Compared to August 2013, manufacturing output was up 3.6 percent.

Earlier this month the Institute for Supply Management said US manufacturing accelerated in August at the fastest pace in more than three years, led by higher new orders and overall production levels.

ISM’s national gauge of manufacturing activity climbed 1.9 percentage points to 59.1, the highest reading since March 2011. The gauge has been above the 50 mark that separates expansion from contraction for fifteen consecutive months.

In total, 17 of the 18 manufacturing sub-sectors reported growth last month, ISM data showed. This in turn led to another solid month of job creation.

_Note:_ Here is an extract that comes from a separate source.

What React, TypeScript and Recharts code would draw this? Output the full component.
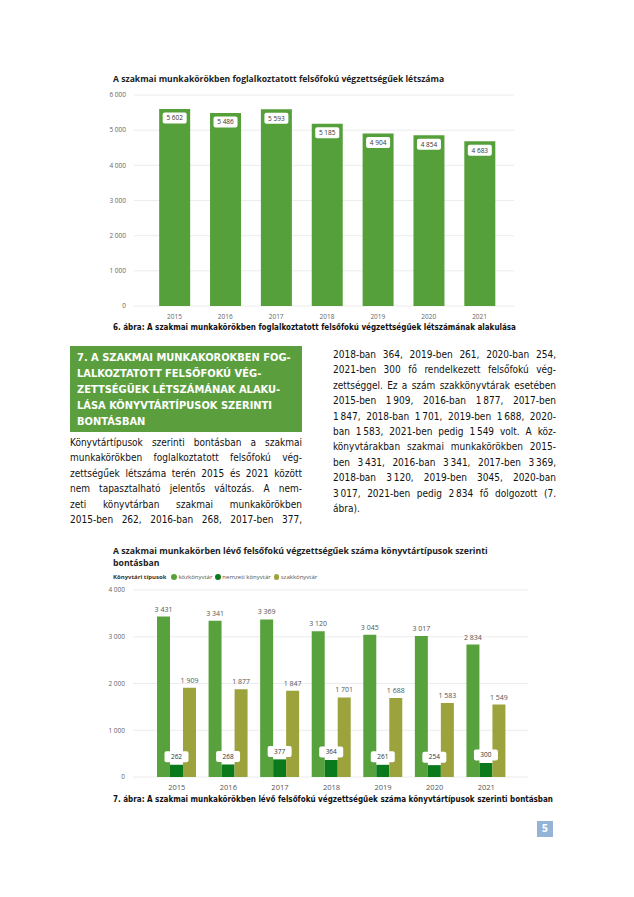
import React from "react";
import { Bar, BarChart, CartesianGrid, LabelList, XAxis, YAxis } from "recharts";

const years = ["2015", "2016", "2017", "2018", "2019", "2020", "2021"];
const totalStaff = [5602, 5486, 5593, 5185, 4904, 4854, 4683];
const publicLib = [3431, 3341, 3369, 3120, 3045, 3017, 2834];
const nationalLib = [262, 268, 377, 364, 261, 254, 300];
const specialLib = [1909, 1877, 1847, 1701, 1688, 1583, 1549];
const ticksTotal = [0, 1000, 2000, 3000, 4000, 5000, 6000];
const ticksTypes = [0, 1000, 2000, 3000, 4000];
const seriesNames = ["közkönyvtár", "nemzeti könyvtár", "szakkönyvtár"];
const seriesColors = ["#58a23e", "#0b7a1c", "#9ca33c"];

const data1 = years.map((y, i) => ({ year: y, total: totalStaff[i] }));
const data2 = years.map((y, i) => ({
  year: y,
  pub: publicLib[i],
  nat: nationalLib[i],
  spec: specialLib[i],
}));

// thousands separator as a non-breaking space so the axis text does not wrap
const fmt = (v: any) => String(v).replace(/\B(?=(\d{3})+(?!\d))/g, "\u00A0");

const chartFont = "'Open Sans', 'Noto Sans', sans-serif";
const docFont = "'DejaVu Sans Condensed', 'DejaVu Sans', sans-serif";

const BoxLabel = (shift: number) => (props: any) => {
  const { x, y, width, value } = props;
  const cx = x + width / 2;
  const cy = y + shift;
  return (
    <g>
      <rect x={cx - 12} y={cy - 5.5} width={24} height={11} rx={2} fill="#fff" />
      <text x={cx} y={cy + 2.3} textAnchor="middle" fontSize={6.5} fill="#333" fontFamily={chartFont}>
        {fmt(value)}
      </text>
    </g>
  );
};

const TopLabel = (props: any) => {
  const { x, y, width, value } = props;
  return (
    <text x={x + width / 2} y={y - 5} textAnchor="middle" fontSize={7} fill="#555" fontFamily={chartFont}>
      {fmt(value)}
    </text>
  );
};

const leftLines = [
  "Könyvtártípusok szerinti bontásban a szakmai",
  "munkakörökben foglalkoztatott felsőfokú vég-",
  "zettségűek létszáma terén 2015 és 2021 között",
  "nem tapasztalható jelentős változás.  A nem-",
  "zeti könyvtárban szakmai munkakörökben",
  "2015-ben 262, 2016-ban 268, 2017-ben 377,",
];
const rightLines = [
  "2018-ban 364, 2019-ben 261, 2020-ban 254,",
  "2021-ben 300 fő rendelkezett felsőfokú vég-",
  "zettséggel. Ez a szám szakkönyvtárak esetében",
  "2015-ben 1\u202F909, 2016-ban 1\u202F877, 2017-ben",
  "1\u202F847, 2018-ban 1\u202F701, 2019-ben 1\u202F688, 2020-",
  "ban 1\u202F583, 2021-ben pedig 1\u202F549 volt. A köz-",
  "könyvtárakban szakmai munkakörökben 2015-",
  "ben 3\u202F431, 2016-ban 3\u202F341, 2017-ben 3\u202F369,",
  "2018-ban 3\u202F120, 2019-ben 3045, 2020-ban",
  "3\u202F017, 2021-ben pedig 2\u202F834 fő dolgozott (7.",
  "ábra).",
];
const headingLines = [
  "7. A SZAKMAI MUNKAKOROKBEN FOG-",
  "LALKOZTATOTT FELSŐFOKÚ VÉG-",
  "ZETTSÉGŰEK LÉTSZÁMÁNAK ALAKU-",
  "LÁSA KÖNYVTÁRTÍPUSOK SZERINTI",
  "BONTÁSBAN",
];

function Lines({ lines, last }: { lines: string[]; last: boolean }) {
  return (
    <>
      {lines.map((l, i) => {
        const isLast = last && i === lines.length - 1;
        return (
          <div
            key={i}
            style={{
              textAlign: isLast ? "left" : "justify",
              textAlignLast: isLast ? "left" : "justify",
              height: 15.4,
              lineHeight: "15.4px",
            }}
          >
            {l}
          </div>
        );
      })}
    </>
  );
}

export default function App() {
  const abs = (left: number, top: number, extra: any = {}) => ({
    position: "absolute" as const,
    left,
    top,
    ...extra,
  });
  return (
    <div style={{ position: "absolute", left: 0, top: 0, width: 634, height: 897, background: "#fff", overflow: "hidden" }}>
      <div style={abs(113, 73, { fontFamily: chartFont, fontWeight: 700, fontSize: 8.6, color: "#222", whiteSpace: "nowrap" })}>
        A szakmai munkakörökben foglalkoztatott felsőfokú végzettségűek létszáma
      </div>
      <div style={abs(100, 88)}>
        <BarChart width={430} height={240} data={data1} margin={{ top: 7, right: 16, left: 0, bottom: 6 }} barCategoryGap="20%">
          <CartesianGrid vertical={false} stroke="#ececec" />
          <XAxis
            dataKey="year"
            height={16}
            tickLine={false}
            axisLine={false}
            padding={{ left: 15, right: 9 }}
            tick={{ fontSize: 6.5, fill: "#666", fontFamily: chartFont }}
          />
          <YAxis
            width={34}
            domain={[0, 6000]}
            ticks={ticksTotal}
            tickLine={false}
            axisLine={false}
            tickFormatter={fmt}
            tick={{ fontSize: 6.5, fill: "#666", fontFamily: chartFont }}
          />
          <Bar dataKey="total" fill="#55a03a" isAnimationActive={false}>
            <LabelList dataKey="total" content={BoxLabel(9)} />
          </Bar>
        </BarChart>
      </div>
      <div style={abs(113, 323, { fontFamily: docFont, fontWeight: 700, fontSize: 8, color: "#111", whiteSpace: "nowrap" })}>
        6. ábra: A szakmai munkakörökben foglalkoztatott felsőfokú végzettségűek létszámának alakulása
      </div>

      <div style={abs(70, 346, { width: 232, height: 86, background: "#5a9e3e", color: "#fff", fontFamily: docFont, fontWeight: 700, fontSize: 11, boxSizing: "border-box", padding: "4px 0 0 7px" })}>
        {headingLines.map((l, i) => (
          <div key={i} style={{ height: 16, lineHeight: "16px", whiteSpace: "nowrap" }}>{l}</div>
        ))}
      </div>
      <div style={abs(70, 435, { width: 232, fontFamily: docFont, fontSize: 10, color: "#111" })}>
        <Lines lines={leftLines} last={false} />
      </div>
      <div style={abs(333, 347, { width: 223, fontFamily: docFont, fontSize: 10, color: "#111" })}>
        <Lines lines={rightLines} last={true} />
      </div>

      <div style={abs(113, 545, { fontFamily: chartFont, fontWeight: 700, fontSize: 8.7, color: "#222", lineHeight: "12px", width: 430, whiteSpace: "nowrap" })}>
        A szakmai munkakörben lévő felsőfokú végzettségűek száma könyvtártípusok szerinti
        <br />
        bontásban
      </div>
      <div style={abs(113, 573, { fontFamily: chartFont, fontSize: 6, color: "#555", whiteSpace: "nowrap", display: "flex", alignItems: "center" })}>
        <span style={{ fontWeight: 700, color: "#333", marginRight: 5 }}>Könyvtári típusok</span>
        {seriesNames.map((n, i) => (
          <span key={n} style={{ display: "inline-flex", alignItems: "center", marginRight: 3 }}>
            <span style={{ width: 5.5, height: 5.5, borderRadius: 3, background: seriesColors[i], marginRight: 1.5, display: "inline-block" }} />
            {n}
          </span>
        ))}
      </div>
      <div style={abs(100, 585)}>
        <BarChart width={430} height={212} data={data2} margin={{ top: 5, right: 2, left: 0, bottom: 4 }} barGap={0} barSize={13}>
          <CartesianGrid vertical={false} stroke="#ececec" />
          <XAxis
            dataKey="year"
            height={16}
            tickLine={false}
            axisLine={false}
            padding={{ left: 18, right: 16 }}
            tick={{ fontSize: 7.5, fill: "#555", fontFamily: chartFont }}
          />
          <YAxis
            width={33}
            domain={[0, 4000]}
            ticks={ticksTypes}
            tickLine={false}
            axisLine={false}
            tickFormatter={fmt}
            tick={{ fontSize: 6.5, fill: "#666", fontFamily: chartFont }}
          />
          <Bar dataKey="pub" name={seriesNames[0]} fill={seriesColors[0]} isAnimationActive={false}>
            <LabelList dataKey="pub" content={TopLabel} />
          </Bar>
          <Bar dataKey="nat" name={seriesNames[1]} fill={seriesColors[1]} isAnimationActive={false}>
            <LabelList dataKey="nat" content={BoxLabel(-8)} />
          </Bar>
          <Bar dataKey="spec" name={seriesNames[2]} fill={seriesColors[2]} isAnimationActive={false}>
            <LabelList dataKey="spec" content={TopLabel} />
          </Bar>
        </BarChart>
      </div>
      <div style={abs(113, 795, { fontFamily: docFont, fontWeight: 700, fontSize: 8, color: "#111", whiteSpace: "nowrap" })}>
        7. ábra: A szakmai munkakörökben lévő felsőfokú végzettségűek száma könyvtártípusok szerinti bontásban
      </div>

      <div style={abs(537, 821, { width: 16, height: 16, background: "#95b3d7", color: "#fff", fontFamily: docFont, fontWeight: 700, fontSize: 10, textAlign: "center", lineHeight: "16px" })}>
        5
      </div>
    </div>
  );
}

Output in the mining sector, which includes oil drilling, advanced 0.5 percent in August, following a revised drop of 0.3 percent in July. Compared to the previous 12 months, mining was up 8.7 percent.

Utilities output rose 1 percent, following a revised drop of 2.7 percent the previous month. Year-on-year, utilities output was unchanged, official data showed.

Among the major market groups, the production of consumer goods declined 0.8 percent. Year-on-year, consumer goods production increased 2.8 percent.

The production of business equipment was flat in August, which translated into an annualized gain of 5.7 percent.

Nonindustrial supplies rose 0.4 percent in August, which translates into an annual gain of 3.2 percent.

Materials output edged up 0.1 percent, which translated into an annualized gain of 4.9 percent.

Industrial capacity utilization, which gauges how fully US companies are using their factory resources, declined to 78.8 percent from 79.1 percent. Economists forecast a slight increase to 79.3 percent. Capacity utilization was 1 percentage point above year-ago levels, but was 1.3 percentage points below its long-run (1972-2013) average.

Today’s figures point to a broad slowdown in factory activity in August, which could weigh on overall growth in the third quarter. However, they are unlikely to detract from the view that overall conditions were improving.

Economists forecast the economy will expand more than 3 percent annually in the July-September period, after rebounding sharply in the second quarter. US gross domestic product grew at an annualized rate of 4.2 percent in the second quarter, more than offsetting the weather-induced slump at the beginning of the year.

The Commerce Department will post another revised estimate of second quarter growth on September 26.